SOURCE MATERIAL:
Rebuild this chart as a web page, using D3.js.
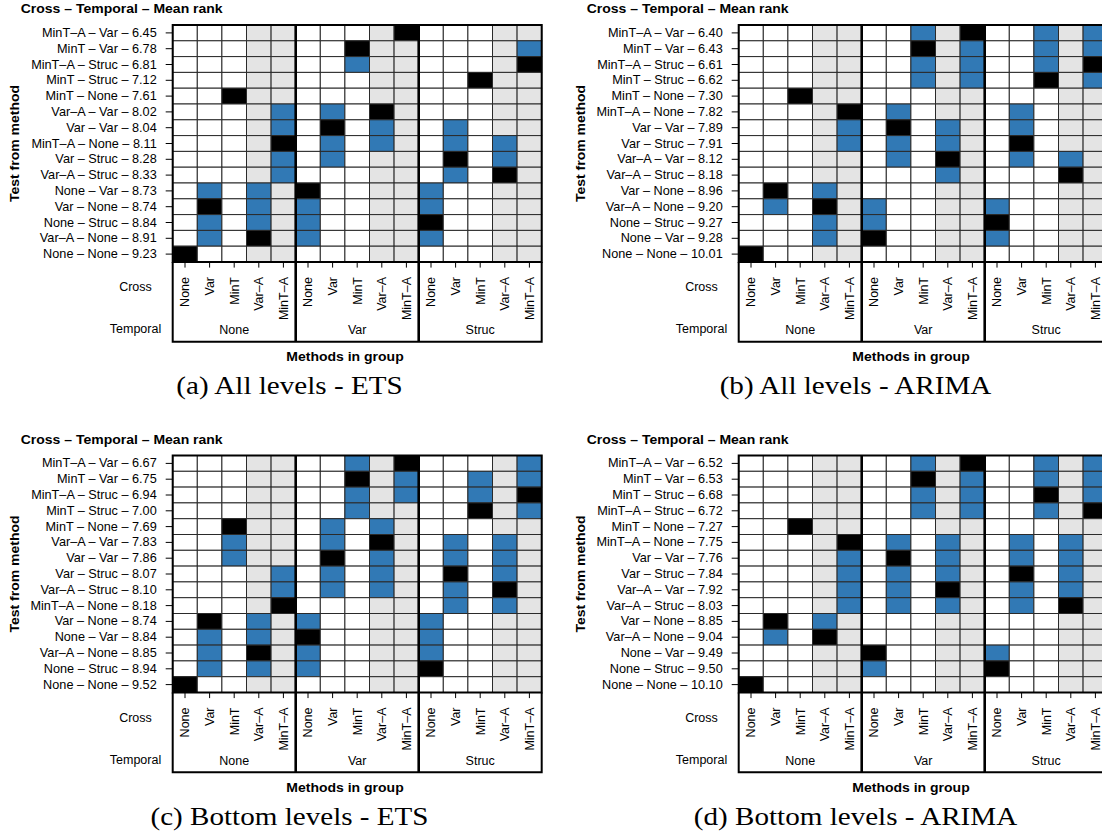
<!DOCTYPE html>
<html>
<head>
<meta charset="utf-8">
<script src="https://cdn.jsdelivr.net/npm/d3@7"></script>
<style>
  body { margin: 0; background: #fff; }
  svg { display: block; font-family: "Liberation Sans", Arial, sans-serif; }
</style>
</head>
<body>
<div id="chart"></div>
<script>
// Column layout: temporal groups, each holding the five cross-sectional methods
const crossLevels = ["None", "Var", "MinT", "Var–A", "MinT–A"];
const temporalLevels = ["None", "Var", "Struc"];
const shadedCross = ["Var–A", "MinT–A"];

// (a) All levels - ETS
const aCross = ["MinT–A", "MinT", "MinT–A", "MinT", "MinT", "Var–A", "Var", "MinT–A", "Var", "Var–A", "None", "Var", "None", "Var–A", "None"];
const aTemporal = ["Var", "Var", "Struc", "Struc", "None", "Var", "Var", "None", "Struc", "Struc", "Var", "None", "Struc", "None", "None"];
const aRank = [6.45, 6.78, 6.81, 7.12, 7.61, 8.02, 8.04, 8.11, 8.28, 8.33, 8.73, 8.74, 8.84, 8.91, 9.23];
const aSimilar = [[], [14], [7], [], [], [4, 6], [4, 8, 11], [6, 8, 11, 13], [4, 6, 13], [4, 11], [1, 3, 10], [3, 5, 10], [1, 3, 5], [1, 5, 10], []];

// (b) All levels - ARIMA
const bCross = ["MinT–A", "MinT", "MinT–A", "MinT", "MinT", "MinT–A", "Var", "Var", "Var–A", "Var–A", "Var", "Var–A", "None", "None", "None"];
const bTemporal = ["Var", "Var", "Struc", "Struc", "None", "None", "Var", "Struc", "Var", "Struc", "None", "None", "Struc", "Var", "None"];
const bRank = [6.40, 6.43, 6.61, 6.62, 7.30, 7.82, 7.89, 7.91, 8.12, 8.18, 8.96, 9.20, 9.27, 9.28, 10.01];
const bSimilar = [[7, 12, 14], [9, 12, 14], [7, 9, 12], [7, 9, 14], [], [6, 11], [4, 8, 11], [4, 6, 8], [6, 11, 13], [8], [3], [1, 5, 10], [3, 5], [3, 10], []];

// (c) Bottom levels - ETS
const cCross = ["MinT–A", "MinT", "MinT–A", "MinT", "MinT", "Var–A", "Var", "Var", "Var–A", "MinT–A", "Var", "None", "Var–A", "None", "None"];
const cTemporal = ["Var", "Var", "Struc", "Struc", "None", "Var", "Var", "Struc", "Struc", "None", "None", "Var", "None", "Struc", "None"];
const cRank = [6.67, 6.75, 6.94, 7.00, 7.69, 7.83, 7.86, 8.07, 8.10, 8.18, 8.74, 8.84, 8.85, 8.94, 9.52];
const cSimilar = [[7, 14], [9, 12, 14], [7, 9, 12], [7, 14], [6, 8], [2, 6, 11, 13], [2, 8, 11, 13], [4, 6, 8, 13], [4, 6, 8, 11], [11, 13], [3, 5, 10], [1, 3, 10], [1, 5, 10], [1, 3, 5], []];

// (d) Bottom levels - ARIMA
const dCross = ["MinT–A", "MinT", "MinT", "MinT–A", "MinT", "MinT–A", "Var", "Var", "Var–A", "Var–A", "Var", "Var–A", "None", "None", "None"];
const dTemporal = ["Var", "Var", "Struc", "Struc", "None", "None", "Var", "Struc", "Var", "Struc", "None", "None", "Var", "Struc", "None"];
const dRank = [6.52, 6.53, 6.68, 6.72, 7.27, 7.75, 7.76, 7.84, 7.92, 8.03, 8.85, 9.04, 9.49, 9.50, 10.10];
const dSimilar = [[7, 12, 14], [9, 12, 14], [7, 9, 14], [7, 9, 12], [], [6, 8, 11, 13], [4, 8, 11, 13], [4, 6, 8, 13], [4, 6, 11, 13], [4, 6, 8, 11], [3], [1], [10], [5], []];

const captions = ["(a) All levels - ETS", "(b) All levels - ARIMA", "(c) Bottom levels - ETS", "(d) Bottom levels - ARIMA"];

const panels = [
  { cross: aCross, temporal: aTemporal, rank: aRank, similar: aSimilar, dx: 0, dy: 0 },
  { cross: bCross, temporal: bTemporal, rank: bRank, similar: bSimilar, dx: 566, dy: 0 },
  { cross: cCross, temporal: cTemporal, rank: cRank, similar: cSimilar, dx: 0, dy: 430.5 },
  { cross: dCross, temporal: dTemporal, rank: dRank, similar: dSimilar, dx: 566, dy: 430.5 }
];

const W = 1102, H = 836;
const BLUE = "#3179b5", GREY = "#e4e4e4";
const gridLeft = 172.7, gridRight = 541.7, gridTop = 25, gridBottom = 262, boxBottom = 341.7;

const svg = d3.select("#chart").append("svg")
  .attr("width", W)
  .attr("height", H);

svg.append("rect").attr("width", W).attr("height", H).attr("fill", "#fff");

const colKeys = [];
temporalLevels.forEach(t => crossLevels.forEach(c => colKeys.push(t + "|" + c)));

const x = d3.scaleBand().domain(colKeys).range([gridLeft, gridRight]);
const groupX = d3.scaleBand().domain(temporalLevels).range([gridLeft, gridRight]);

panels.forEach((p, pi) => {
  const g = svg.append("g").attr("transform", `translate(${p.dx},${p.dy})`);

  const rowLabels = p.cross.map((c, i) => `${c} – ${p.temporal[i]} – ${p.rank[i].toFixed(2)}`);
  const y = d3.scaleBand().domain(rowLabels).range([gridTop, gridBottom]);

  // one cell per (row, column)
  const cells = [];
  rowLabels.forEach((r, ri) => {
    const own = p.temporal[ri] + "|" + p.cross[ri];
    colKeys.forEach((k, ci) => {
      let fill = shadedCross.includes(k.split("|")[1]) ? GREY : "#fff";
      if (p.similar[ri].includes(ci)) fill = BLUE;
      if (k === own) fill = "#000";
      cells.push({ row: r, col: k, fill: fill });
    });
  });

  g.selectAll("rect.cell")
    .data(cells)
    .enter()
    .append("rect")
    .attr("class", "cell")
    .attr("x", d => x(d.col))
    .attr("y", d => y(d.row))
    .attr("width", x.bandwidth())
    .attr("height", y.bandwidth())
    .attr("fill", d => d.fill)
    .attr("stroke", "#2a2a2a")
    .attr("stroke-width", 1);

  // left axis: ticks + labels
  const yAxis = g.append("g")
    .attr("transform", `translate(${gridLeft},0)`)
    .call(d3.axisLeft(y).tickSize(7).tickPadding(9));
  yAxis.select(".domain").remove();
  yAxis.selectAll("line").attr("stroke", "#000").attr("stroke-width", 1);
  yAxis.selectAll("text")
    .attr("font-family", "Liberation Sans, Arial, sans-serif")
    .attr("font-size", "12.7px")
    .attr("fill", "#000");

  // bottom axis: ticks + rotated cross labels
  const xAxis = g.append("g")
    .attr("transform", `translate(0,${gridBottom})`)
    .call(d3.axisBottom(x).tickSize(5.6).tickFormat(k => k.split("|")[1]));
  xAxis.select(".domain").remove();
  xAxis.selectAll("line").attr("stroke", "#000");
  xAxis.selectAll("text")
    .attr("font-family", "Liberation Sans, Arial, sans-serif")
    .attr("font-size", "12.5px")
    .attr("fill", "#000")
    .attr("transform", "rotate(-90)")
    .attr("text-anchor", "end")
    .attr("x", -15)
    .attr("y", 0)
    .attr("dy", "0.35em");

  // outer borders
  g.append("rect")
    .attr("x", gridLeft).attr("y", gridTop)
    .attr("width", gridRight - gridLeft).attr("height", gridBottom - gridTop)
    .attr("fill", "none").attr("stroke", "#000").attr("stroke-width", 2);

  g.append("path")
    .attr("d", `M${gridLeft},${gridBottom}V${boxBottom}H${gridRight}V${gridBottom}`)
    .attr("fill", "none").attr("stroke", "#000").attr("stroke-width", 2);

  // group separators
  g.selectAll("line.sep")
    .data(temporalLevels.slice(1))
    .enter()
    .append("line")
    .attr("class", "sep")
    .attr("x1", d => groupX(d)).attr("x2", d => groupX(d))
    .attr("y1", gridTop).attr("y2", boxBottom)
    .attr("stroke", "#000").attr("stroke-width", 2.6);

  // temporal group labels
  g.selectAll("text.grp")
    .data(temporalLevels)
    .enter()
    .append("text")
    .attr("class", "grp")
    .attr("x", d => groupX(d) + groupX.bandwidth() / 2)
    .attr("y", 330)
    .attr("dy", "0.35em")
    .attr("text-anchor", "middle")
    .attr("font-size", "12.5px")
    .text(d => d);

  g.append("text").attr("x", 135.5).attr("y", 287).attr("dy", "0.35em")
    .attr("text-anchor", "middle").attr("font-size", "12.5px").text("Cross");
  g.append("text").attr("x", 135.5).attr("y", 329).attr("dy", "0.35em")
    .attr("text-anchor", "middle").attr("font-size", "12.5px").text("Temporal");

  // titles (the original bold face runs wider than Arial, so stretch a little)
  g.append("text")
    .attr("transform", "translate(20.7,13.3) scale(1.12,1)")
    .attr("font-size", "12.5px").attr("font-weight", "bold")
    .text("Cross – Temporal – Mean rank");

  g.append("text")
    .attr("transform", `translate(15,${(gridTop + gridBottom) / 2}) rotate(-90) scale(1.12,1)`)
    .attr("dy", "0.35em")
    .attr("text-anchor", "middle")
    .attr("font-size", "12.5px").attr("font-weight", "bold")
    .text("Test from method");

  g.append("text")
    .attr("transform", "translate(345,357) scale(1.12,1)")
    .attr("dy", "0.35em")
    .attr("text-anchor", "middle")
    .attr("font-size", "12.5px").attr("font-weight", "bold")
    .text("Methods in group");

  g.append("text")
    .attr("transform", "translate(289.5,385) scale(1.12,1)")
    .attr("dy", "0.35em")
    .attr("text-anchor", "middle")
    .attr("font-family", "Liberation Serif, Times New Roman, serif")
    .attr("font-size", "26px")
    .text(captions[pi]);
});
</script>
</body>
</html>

GIVEN EXERCISE:
Skip the pictures and restate exactly the lines from the beginning of the listing to the line with "[3, 5], [3, 10], []];", that line included.

FINISHED ANSWER:
Rebuild this chart as a web page, using D3.js.
<!DOCTYPE html>
<html>
<head>
<meta charset="utf-8">
<script src="https://cdn.jsdelivr.net/npm/d3@7"></script>
<style>
  body { margin: 0; background: #fff; }
  svg { display: block; font-family: "Liberation Sans", Arial, sans-serif; }
</style>
</head>
<body>
<div id="chart"></div>
<script>
// Column layout: temporal groups, each holding the five cross-sectional methods
const crossLevels = ["None", "Var", "MinT", "Var–A", "MinT–A"];
const temporalLevels = ["None", "Var", "Struc"];
const shadedCross = ["Var–A", "MinT–A"];

// (a) All levels - ETS
const aCross = ["MinT–A", "MinT", "MinT–A", "MinT", "MinT", "Var–A", "Var", "MinT–A", "Var", "Var–A", "None", "Var", "None", "Var–A", "None"];
const aTemporal = ["Var", "Var", "Struc", "Struc", "None", "Var", "Var", "None", "Struc", "Struc", "Var", "None", "Struc", "None", "None"];
const aRank = [6.45, 6.78, 6.81, 7.12, 7.61, 8.02, 8.04, 8.11, 8.28, 8.33, 8.73, 8.74, 8.84, 8.91, 9.23];
const aSimilar = [[], [14], [7], [], [], [4, 6], [4, 8, 11], [6, 8, 11, 13], [4, 6, 13], [4, 11], [1, 3, 10], [3, 5, 10], [1, 3, 5], [1, 5, 10], []];

// (b) All levels - ARIMA
const bCross = ["MinT–A", "MinT", "MinT–A", "MinT", "MinT", "MinT–A", "Var", "Var", "Var–A", "Var–A", "Var", "Var–A", "None", "None", "None"];
const bTemporal = ["Var", "Var", "Struc", "Struc", "None", "None", "Var", "Struc", "Var", "Struc", "None", "None", "Struc", "Var", "None"];
const bRank = [6.40, 6.43, 6.61, 6.62, 7.30, 7.82, 7.89, 7.91, 8.12, 8.18, 8.96, 9.20, 9.27, 9.28, 10.01];
const bSimilar = [[7, 12, 14], [9, 12, 14], [7, 9, 12], [7, 9, 14], [], [6, 11], [4, 8, 11], [4, 6, 8], [6, 11, 13], [8], [3], [1, 5, 10], [3, 5], [3, 10], []];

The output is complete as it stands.